Wednesday, January 17, 2007

Performance Tuning and The Big O

Oracle Performance Tuning is a big subject, as anyone will appreciate who has read any of a number of books that set out to help you to understand what problem you are trying to solve, what factors may affect the performance you are seeing, what strategies are available to the query optimizer, and so on.

While Cary Millsap's Optimizing Oracle Performance focusses on finding, tracing and prioritising specific problems in the face of vague reports that the system seems a bit slow this week, and Jonathan Lewis' Cost-Based Oracle Fundamentals takes us on a tour of the CBO to help answer such questions as Why isn't my EXISTS query using an index? (and why isn't it faster than the IN version?) a poster on OraFAQ has an approach we've not seen before:

Hi,

The following is a problem I need help with and I am willing to pay for help if necessary. Any info would be greatly appreciated.

Two tables in a database:

Table1 contains a list of phone numbers
Table2 contains a list of phone numbers as well

I would like to create a Table3, in which Table3 contains all numbers from Table1 that is not in Table2. I am looking for the shortest runtime possible, keeping in mind that you can use whatever method(s) you deem necessary.

Table1 contains 30 Million rows,
Table2 contains 2000 rows.

given a regular SQL expression, it will yield Big O(m*n)

Where m = rowcount of Table1
and n = rowcount of Table2

Generate for me, a method in which, runtime will yield Big O (m log2 n).

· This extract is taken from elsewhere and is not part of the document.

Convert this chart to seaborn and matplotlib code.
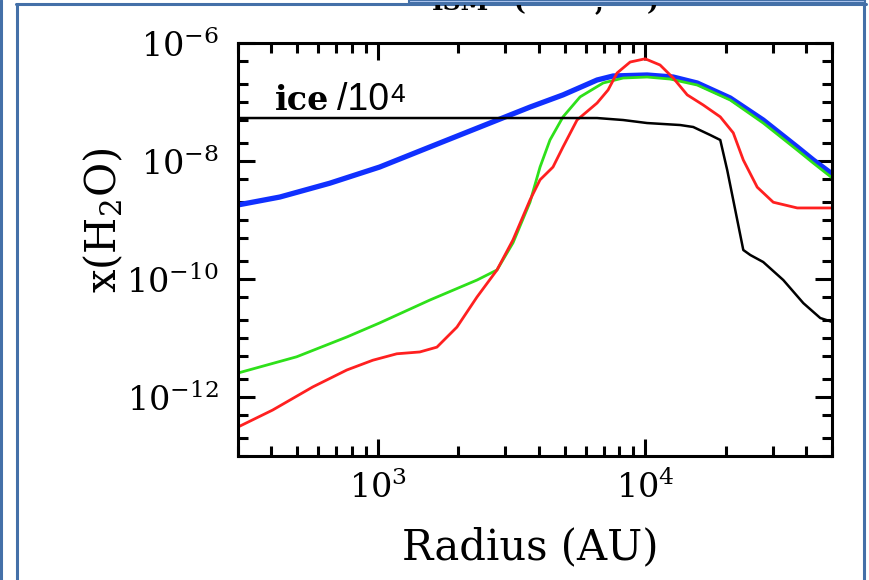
import numpy as np
import pandas as pd
import matplotlib
matplotlib.use("Agg")
import matplotlib.pyplot as plt
import seaborn as sns
from matplotlib.ticker import LogLocator, FuncFormatter, NullFormatter
from matplotlib.lines import Line2D
from matplotlib.patches import Rectangle
from matplotlib.transforms import Bbox, TransformedBbox, IdentityTransform

# ---------------- data ----------------
blue_radius = [300, 430, 661, 1016, 1566, 2411, 3709, 4930, 6609, 7587,
               10170, 12740, 15660, 20810, 27650, 37070, 42580, 50120]
blue_abund = [1.8e-9, 2.45e-9, 4.2e-9, 7.9e-9, 1.73e-8, 3.77e-8, 8.2e-8, 1.32e-7,
              2.36e-7, 2.76e-7, 2.87e-7, 2.65e-7, 2.1e-7, 1.17e-7, 4.95e-8,
              1.73e-8, 1.04e-8, 6.0e-9]

green_radius = [300, 497, 766, 1016, 1566, 2350, 2791, 3204, 3709, 4045, 4406,
                4930, 5710, 6966, 8275, 10170, 12400, 15660, 20810, 27650,
                37070, 42580, 50120]
green_abund = [2.55e-12, 4.8e-12, 1.04e-11, 1.8e-11, 4.4e-11, 9.6e-11, 1.42e-10,
               4.1e-10, 2.0e-9, 7.9e-9, 2.27e-8, 5.6e-8, 1.22e-7, 2.1e-7, 2.55e-7,
               2.65e-7, 2.45e-7, 1.94e-7, 1.08e-7, 4.4e-8, 1.53e-8, 9.2e-9, 5.15e-9]

red_radius = [300, 404, 571, 766, 958, 1178, 1436, 1664, 1977, 2350, 2791, 3204,
              3709, 4045, 4522, 4930, 5563, 6609, 7268, 7851, 8790, 10000, 11370,
              12740, 14370, 16490, 19100, 21360, 23290, 26260, 30150, 37070, 50120]
red_abund = [3.1e-13, 6.0e-13, 1.48e-12, 2.87e-12, 4.2e-12, 5.4e-12, 5.8e-12,
             7.0e-12, 1.53e-11, 4.95e-11, 1.42e-10, 4.6e-10, 2.18e-9, 4.8e-9,
             7.9e-9, 1.73e-8, 4.95e-8, 9.6e-8, 1.6e-7, 3.1e-7, 4.76e-7, 5.4e-7,
             4.24e-7, 2.55e-7, 1.32e-7, 8.9e-8, 5.6e-8, 3.0e-8, 1.04e-8, 3.6e-9,
             2.0e-9, 1.6e-9, 1.6e-9]

ice_radius = [300, 6609, 8275, 10170, 13530, 15130, 17510, 19100, 20280, 21360,
              23290, 24740, 27650, 32870, 39060, 45190, 50120]
ice_abund = [5.35e-8, 5.35e-8, 4.95e-8, 4.4e-8, 4.07e-8, 3.77e-8, 2.76e-8,
             2.27e-8, 7.0e-9, 2.18e-9, 3.1e-10, 2.55e-10, 1.94e-10, 9.6e-11,
             3.9e-11, 2.18e-11, 1.87e-11]

x_label = "Radius (AU)"
y_label = r"x(H$_2$O)"
ice_text = "ice"
ice_scale_text = "/10"
ice_scale_exp = "4"

# ---------------- style ----------------
sns.set_style("ticks")
plt.rcParams["font.family"] = ["DejaVu Serif"]
plt.rcParams["mathtext.fontset"] = "dejavuserif"
plt.rcParams["text.color"] = "black"
plt.rcParams["axes.labelcolor"] = "black"
plt.rcParams["xtick.color"] = "black"
plt.rcParams["ytick.color"] = "black"

W, H = 870, 580
fig = plt.figure(figsize=(W / 100, H / 100), dpi=100)
fig.patch.set_facecolor("white")


def fx(x):
    return x / W


def fy(y):
    return 1 - y / H


ax = fig.add_axes([fx(238), fy(456), fx(832) - fx(238), fy(43) - fy(456)])
ax.set_xscale("log")
ax.set_yscale("log")

series = [
    (blue_radius, blue_abund, "#1030ff", 3.8),
    (green_radius, green_abund, "#2ee01a", 2.0),
    (red_radius, red_abund, "#ff2020", 2.0),
    (ice_radius, ice_abund, "black", 1.8),
]
for r, a, c, lw in series:
    df = pd.DataFrame({"radius": r, "abund": a})
    sns.lineplot(data=df, x="radius", y="abund", ax=ax, color=c, linewidth=lw,
                 estimator=None, sort=False, legend=False)

ax.set_xlim(300, 5e4)
ax.set_ylim(1e-13, 1e-6)

for s in ax.spines.values():
    s.set_linewidth(2.2)
    s.set_color("black")

ax.xaxis.set_major_locator(LogLocator(base=10, numticks=20))
ax.xaxis.set_minor_locator(LogLocator(base=10, subs=np.arange(2, 10), numticks=50))
ax.yaxis.set_major_locator(LogLocator(base=100, numticks=20))
ax.yaxis.set_minor_locator(LogLocator(base=10, subs=(1.0, 2.0, 5.0), numticks=50))
fmt = FuncFormatter(lambda v, p: r"$10^{%d}$" % int(round(np.log10(v))))
ax.xaxis.set_major_formatter(fmt)
ax.yaxis.set_major_formatter(fmt)
ax.xaxis.set_minor_formatter(NullFormatter())
ax.yaxis.set_minor_formatter(NullFormatter())

ax.tick_params(which="both", direction="in", top=True, right=True, width=2.2,
               color="black", labelcolor="black")
ax.tick_params(which="major", length=12, labelsize=24)
ax.tick_params(axis="y", which="major", pad=14)
ax.tick_params(axis="x", which="major", pad=11)
ax.tick_params(which="minor", length=7)

ax.set_xlabel(x_label, fontsize=30, color="black")
ax.set_ylabel(y_label, fontsize=30, color="black")
ax.xaxis.set_label_coords(0.492, -0.17)
ax.yaxis.set_label_coords(-0.19, 0.57)

ax.text(0.062, 0.838, ice_text, transform=ax.transAxes, fontsize=24,
        fontweight="bold", family="DejaVu Serif", va="baseline", ha="left",
        color="black")
ax.text(0.1667, 0.838, ice_scale_text, transform=ax.transAxes, fontsize=27,
        family="Liberation Sans", va="baseline", ha="left", color="black")
ax.text(0.256, 0.858, ice_scale_exp, transform=ax.transAxes, fontsize=19,
        family="Liberation Sans", va="baseline", ha="left", color="black")

# ---------------- slide frame ----------------
frame_c = "#4470a8"
T = fig.transFigure
fig.add_artist(Rectangle((fx(409), fy(3)), fx(865) - fx(409), fy(0) - fy(3),
                         transform=T, facecolor="#b2c9f2", edgecolor=frame_c,
                         linewidth=1.5, zorder=5))
fig.add_artist(Line2D([fx(1), fx(1)], [0, 1], transform=T, color=frame_c, lw=2.2))
fig.add_artist(Line2D([fx(17), fx(17)], [0, fy(4)], transform=T, color=frame_c, lw=2.2))
fig.add_artist(Line2D([fx(16), fx(866)], [fy(4), fy(4)], transform=T, color=frame_c, lw=2.2))
fig.add_artist(Line2D([fx(864.5), fx(864.5)], [0, fy(3)], transform=T, color=frame_c, lw=2.2))

# cut-off title fragment at the top
clip = TransformedBbox(Bbox([[0, 0], [W, H - 5]]), IdentityTransform())
for xpix, txt in [(432, "ISM"), (514, "("), (595, ","), (647, ")")]:
    t = fig.text(fx(xpix), fy(10), txt, fontsize=18, fontweight="bold",
                 family="DejaVu Serif", va="baseline", ha="left", color="black")
    t.set_clip_box(clip)
    t.set_clip_on(True)

fig.savefig("out.png", dpi=100)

I don't need code, I want to hear your logic. Table1 is customers, Table2 is a list of prepaid phone numbers. Table3 is list of people to bill.

As usual no database version is given. The first suggestion, as you might expect, is the quite reasonable:

select phone_no from table1
minus
select phone_no from table2;

accompanied by a comment that it doesn't seem like a great piece of schema design to have two tables in the first place. However, the reply comes back:

The guy who wrote this problem just told me that this answer is incorrect.

His response to me was:

it's not too simplistic, but it is incorrect. This will still yield a big O(m*n).

Give it one more try, you are thinking too much in terms of DB.

Ask yourself, what are the only structures that would yield BigO(nlog2n)? Answer that, and you will get your answer.

Any ideas?

Resident mathematician Ross Leishman tried to explain to me what Big O (m log2n) means, and I can confirm that it is not after all a When Harry Met Sally reference as most of us would probably assume. Apparently the version with an EXISTS subquery was what was wanted, which seemed odd to me on a number of levels, not least that an IN subquery would probably produce the same plan, especially in 10g where the new HASH JOIN RIGHT ANTI allows the database to build its hash table from the 2,000-row table2 rather than the 30 million-row table1. But of course we don't know the database version, do we? Or whether the columns are nullable, unique or indexed, or how values are distributed, or really anything about the actual environment that would help in solving a real-world performance problem. I can see where I'm going wrong though. I am thinking too much in terms of DB.

Saturday, January 13, 2007

Short loop

It's good to see a GOTO every now and then. However, the sender of this one (thanks!) was most impressed by the loop that goes from 1 to v_totalcntr, and indeed the fact that there is a loop and a v_totalctr variable at all, with the variable carefully set from the cursor's %ROWCOUNT, when it can only ever have one value:

DECLARE
  CURSOR cur_pricing IS
      SELECT col1, col2
      FROM   sometable;

  var_pricing cur_pricing%ROWTYPE;

BEGIN
  OPEN cur_pricing;
  FETCH cur_pricing INTO var_pricing;

  IF cur_pricing%NOTFOUND THEN
      GOTO continue;
  END IF;

  v_totalcntr := cur_pricing%ROWCOUNT;

  FOR r IN 1..v_totalcntr
  LOOP
      -- loads of stuff here
      -- but no fetch from cur_pricing
      -- not even for the one time this loop will execute :-)
  END LOOP;

  <<continue>>
  NULL;
END;

Of course you could just fetch the value you want and process it, but where would be the fun in that?

PS The person who sent this in emailed me with a point I must admit hadn't occurred to me:

Saw you posted this one - thanks. But did you pick up on what they probably thought they were doing? I think whoever wrote it thought that %rowcount would have the TOTAL number of rows that the cursor would return - so they thought they would be looping around ALL the records in the cursor. The fact that they also forgot to fetch again in the loop just adds to the problem of course.